Each brand was assessed across multiple sustainability indicators, including traceability, transparency, liveable wages, child and forced labour, deforestation and pesticide use, earning it a total score.

New Zealand company Whittakers ranked sixth — moving up three places from its position last year, where it landed at number nine on the list.

The business is pleased with the news. “Whittaker’s is delighted to have improved our ranking in the top 10 companies in this year’s Chocolate Scorecard,” said Matt Whittaker, co-chief operating officer, in a statement to media. “It’s a great validation of the programme of continuous improvement that we have in place to honour our commitment to ethical and sustainable chocolate-making.”

It recently achieved full traceability of all its cocoa beans — a target it had set for 2025 but reached ahead of schedule.
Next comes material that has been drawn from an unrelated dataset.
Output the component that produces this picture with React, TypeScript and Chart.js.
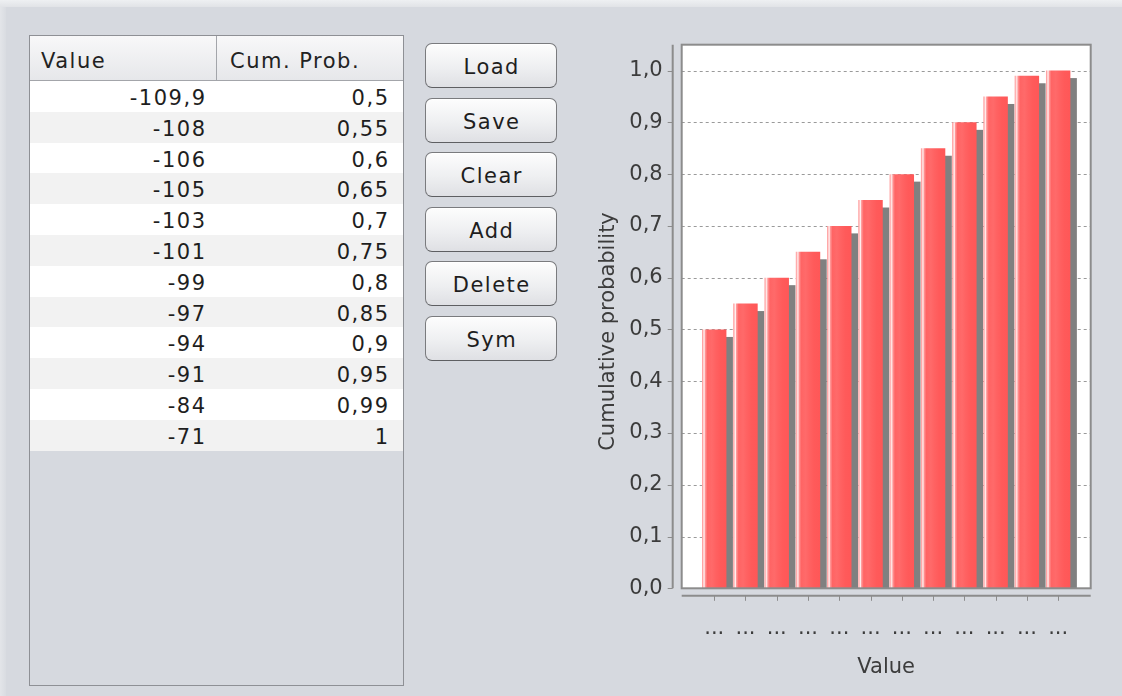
import React, { useEffect, useRef } from 'react';
import { Chart, registerables } from 'chart.js';

Chart.register(...registerables);

// ---------- data ----------
const categories = [-109.9, -108, -106, -105, -103, -101, -99, -97, -94, -91, -84, -71];
const cumProb = [0.5, 0.55, 0.6, 0.65, 0.7, 0.75, 0.8, 0.85, 0.9, 0.95, 0.99, 1];
const yTicks = [0, 0.1, 0.2, 0.3, 0.4, 0.5, 0.6, 0.7, 0.8, 0.9, 1.0];
const buttonLabels = ['Load', 'Save', 'Clear', 'Add', 'Delete', 'Sym'];
const tableHeaders = ['Value', 'Cum. Prob.'];
const yTitle = 'Cumulative probability';
const xTitle = 'Value';
const xTickLabel = '...';

// ---------- styles ----------
const BG = '#D6D9DF';
const FONT = '"DejaVu Sans", "Noto Sans", sans-serif';
const BAR_PCT = 0.78;
const SHADOW_DX = 6.5;
const SHADOW_DY = 7.5;
const AXIS_COLOR = '#8c8c8c';
const TEXT_COLOR = '#3c3c3c';
const LS = '1.5px';

const fmt = (v: number) => String(v).replace('.', ',');

const plotPlugin = {
  id: 'plotDecor',
  beforeDraw(chart: any) {
    const { ctx, chartArea: a, scales } = chart;
    ctx.save();
    ctx.fillStyle = '#ffffff';
    ctx.fillRect(a.left, a.top, a.right - a.left, a.bottom - a.top);
    ctx.strokeStyle = '#9a9a9a';
    ctx.lineWidth = 1;
    ctx.setLineDash([3, 3]);
    scales.y.ticks.forEach((t: any) => {
      const y = Math.round(scales.y.getPixelForValue(t.value)) + 0.5;
      ctx.beginPath();
      ctx.moveTo(a.left, y);
      ctx.lineTo(a.right, y);
      ctx.stroke();
    });
    ctx.restore();
  },
  beforeDatasetsDraw(chart: any) {
    const { ctx, chartArea: a } = chart;
    const meta = chart.getDatasetMeta(0);
    ctx.save();
    ctx.beginPath();
    ctx.rect(a.left, a.top, a.right - a.left, a.bottom - a.top);
    ctx.clip();
    ctx.fillStyle = '#808080';
    meta.data.forEach((el: any) => {
      const { x, y, base, width } = el.getProps(['x', 'y', 'base', 'width'], true);
      ctx.fillRect(x - width / 2 + SHADOW_DX, y + SHADOW_DY, width, base - y);
    });
    ctx.restore();
  },
  afterDatasetsDraw(chart: any) {
    const { ctx, chartArea: a, scales } = chart;
    ctx.save();
    ctx.strokeStyle = '#707070';
    ctx.lineWidth = 1;
    ctx.setLineDash([3, 3]);
    const y0 = Math.round(scales.y.getPixelForValue(0)) + 0.5;
    ctx.beginPath();
    ctx.moveTo(a.left, y0);
    ctx.lineTo(a.right, y0);
    ctx.stroke();
    ctx.setLineDash([]);
    ctx.strokeStyle = AXIS_COLOR;
    ctx.lineWidth = 2;
    ctx.strokeRect(a.left, a.top, a.right - a.left, a.bottom - a.top);
    ctx.restore();
  },
  afterDraw(chart: any) {
    const { ctx, chartArea: a, scales } = chart;
    ctx.save();
    ctx.strokeStyle = AXIS_COLOR;
    ctx.lineWidth = 2;
    const ax = a.left - 9;
    ctx.beginPath();
    ctx.moveTo(ax, a.top);
    ctx.lineTo(ax, a.bottom);
    ctx.stroke();
    const ay = a.bottom + 7.5;
    ctx.beginPath();
    ctx.moveTo(a.left, ay);
    ctx.lineTo(a.right, ay);
    ctx.stroke();
    ctx.lineWidth = 1;
    scales.y.ticks.forEach((t: any) => {
      const y = Math.round(scales.y.getPixelForValue(t.value)) + 0.5;
      ctx.beginPath();
      ctx.moveTo(ax - 5, y);
      ctx.lineTo(ax, y);
      ctx.stroke();
    });
    scales.x.ticks.forEach((t: any) => {
      const x = Math.round(scales.x.getPixelForValue(t.value)) + 0.5;
      ctx.beginPath();
      ctx.moveTo(x, ay);
      ctx.lineTo(x, ay + 5);
      ctx.stroke();
    });
    ctx.translate(a.left - 73.4, (a.top + a.bottom) / 2 + 15);
    ctx.rotate(-Math.PI / 2);
    ctx.font = '21px ' + FONT;
    ctx.fillStyle = TEXT_COLOR;
    ctx.textAlign = 'center';
    ctx.textBaseline = 'middle';
    ctx.fillText(yTitle, 0, 0);
    ctx.restore();
  },
};

function barGradient(c: any) {
  const chart = c.chart;
  const xs = chart.scales && chart.scales.x;
  if (!xs || !chart.chartArea) return '#ff5a5a';
  const cx = xs.getPixelForValue(c.dataIndex);
  const w = (xs.getPixelForValue(1) - xs.getPixelForValue(0)) * BAR_PCT;
  const l = cx - w / 2;
  const g = chart.ctx.createLinearGradient(l, 0, l + w, 0);
  g.addColorStop(0, '#ff8a8a');
  g.addColorStop(0.05, '#ffc8c8');
  g.addColorStop(0.09, '#fff0f0');
  g.addColorStop(0.13, '#ff9a9a');
  g.addColorStop(0.22, '#ff6464');
  g.addColorStop(0.4, '#ff6a6a');
  g.addColorStop(0.55, '#ff6262');
  g.addColorStop(0.75, '#ff5a5a');
  g.addColorStop(1, '#ff5757');
  return g;
}

function zeroPad(s: any) {
  s.paddingTop = 0;
  s.paddingBottom = 0;
  s.paddingLeft = 0;
  s.paddingRight = 0;
}

function ChartPanel() {
  const ref = useRef<HTMLCanvasElement>(null);
  useEffect(() => {
    if (!ref.current) return;
    Chart.defaults.font.family = FONT;
    Chart.defaults.font.size = 21;
    const chart = new Chart(ref.current, {
      type: 'bar',
      data: {
        datasets: [
          {
            data: cumProb.map((p, i) => ({ x: i, y: p })),
            backgroundColor: barGradient,
            borderWidth: 0,
            barPercentage: BAR_PCT,
            categoryPercentage: 1,
          },
        ],
      },
      options: {
        animation: false,
        responsive: false,
        maintainAspectRatio: false,
        devicePixelRatio: 1,
        layout: { padding: { left: 0, top: 14.7, right: 31.3, bottom: 0 } },
        plugins: { legend: { display: false }, tooltip: { enabled: false } },
        scales: {
          x: {
            type: 'linear',
            min: -1.04,
            max: 12.04,
            offset: false,
            grid: { display: false, drawTicks: false },
            border: { display: false },
            afterBuildTicks: (s: any) => {
              s.ticks = categories.map((_, i) => ({ value: i }));
            },
            afterFit: (s: any) => {
              s.height = 107.7;
              zeroPad(s);
            },
            ticks: {
              autoSkip: false,
              maxRotation: 0,
              padding: 28,
              color: TEXT_COLOR,
              font: { size: 21 },
              callback: () => xTickLabel,
            },
            title: {
              display: true,
              text: xTitle,
              color: TEXT_COLOR,
              font: { size: 21 },
              padding: { top: 0, bottom: 15.4 },
            },
          },
          y: {
            type: 'linear',
            min: 0,
            max: 1.05,
            grid: { display: false, drawTicks: false },
            border: { display: false },
            afterBuildTicks: (s: any) => {
              s.ticks = yTicks.map((v) => ({ value: v }));
            },
            afterFit: (s: any) => {
              s.width = 101.7;
              zeroPad(s);
            },
            ticks: {
              padding: 19,
              color: TEXT_COLOR,
              font: { size: 21 },
              callback: (v: any) => Number(v).toFixed(1).replace('.', ','),
            },
          },
        },
      },
      plugins: [plotPlugin],
    } as any);
    return () => chart.destroy();
  }, []);
  return (
    <canvas
      ref={ref}
      width={542}
      height={666}
      style={{ position: 'absolute', left: 580, top: 30, width: 542, height: 666 }}
    />
  );
}

function DataTable() {
  const rowH = 30.8;
  return (
    <div
      style={{
        position: 'absolute',
        left: 29,
        top: 35,
        width: 375,
        height: 651,
        border: '1px solid #8e9095',
        boxSizing: 'border-box',
        background: BG,
        overflow: 'hidden',
      }}
    >
      <div style={{ display: 'flex', height: 45, borderBottom: '1px solid #a3a5aa', boxSizing: 'border-box' }}>
        {tableHeaders.map((h, i) => (
          <div
            key={h}
            style={{
              width: i === 0 ? 187 : 186,
              height: '100%',
              boxSizing: 'border-box',
              borderRight: i === 0 ? '1px solid #a3a5aa' : 'none',
              background: 'linear-gradient(#f8f8f9, #e6e7ea)',
              paddingLeft: i === 0 ? 11 : 13,
              paddingTop: 6,
              lineHeight: '38px',
              fontSize: 21,
              letterSpacing: LS,
              color: '#222',
              whiteSpace: 'nowrap',
            }}
          >
            {h}
          </div>
        ))}
      </div>
      {categories.map((v, i) => (
        <div
          key={i}
          style={{
            display: 'flex',
            height: rowH,
            background: i % 2 === 0 ? '#ffffff' : '#f2f2f2',
            fontSize: 21,
            letterSpacing: LS,
            color: '#1e1e1e',
            lineHeight: rowH + 'px',
          }}
        >
          <div style={{ width: 187, boxSizing: 'border-box', textAlign: 'right', paddingRight: 10.5, paddingTop: 2 }}>
            {fmt(v)}
          </div>
          <div style={{ width: 186, boxSizing: 'border-box', textAlign: 'right', paddingRight: 13.5, paddingTop: 2 }}>
            {fmt(cumProb[i])}
          </div>
        </div>
      ))}
    </div>
  );
}

function Buttons() {
  return (
    <>
      {buttonLabels.map((b, i) => (
        <div
          key={b}
          style={{
            position: 'absolute',
            left: 425,
            top: 43 + i * 54.5,
            width: 132,
            height: 45,
            boxSizing: 'border-box',
            border: '1px solid #7a7b7e',
            borderBottomColor: '#5e5f62',
            borderRadius: 7,
            background: 'linear-gradient(#fdfdfd, #eeeff1 55%, #dfe0e4)',
            boxShadow: 'inset 0 1px 0 #ffffff',
            textAlign: 'center',
            paddingTop: 3,
            lineHeight: '40px',
            fontSize: 21,
            letterSpacing: LS,
            paddingLeft: 1.5,
            color: '#1e1e1e',
          }}
        >
          {b}
        </div>
      ))}
    </>
  );
}

export default function App() {
  return (
    <div
      style={{
        position: 'absolute',
        left: 0,
        top: 0,
        width: 1122,
        height: 696,
        background: BG,
        overflow: 'hidden',
        fontFamily: FONT,
      }}
    >
      <div style={{ position: 'absolute', left: 0, top: 0, width: 1122, height: 7, background: 'linear-gradient(#eef0f2, #e1e3e7)' }} />
      <div style={{ position: 'absolute', left: 0, top: 7, width: 6, height: 689, background: 'linear-gradient(to right, #e3e5e9, #d9dce1)' }} />
      <DataTable />
      <Buttons />
      <ChartPanel />
    </div>
  );
}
The top five included two other brands sold in New Zealand: Tony’s Chocolonely, which topped the list, and Mars Wrigley which came in fifth.

All companies surveyed had taken steps to develop policies that monitor, reduce or (ideally) eliminate child labour — however only 55 per cent of supply chains are monitored for child labour, and beyond this practice, almost 30,000 people are estimated to be enslaved on cocoa farms in West Africa.

Tearfund says the New Zealand Government needs to implement legislation around modern slavery.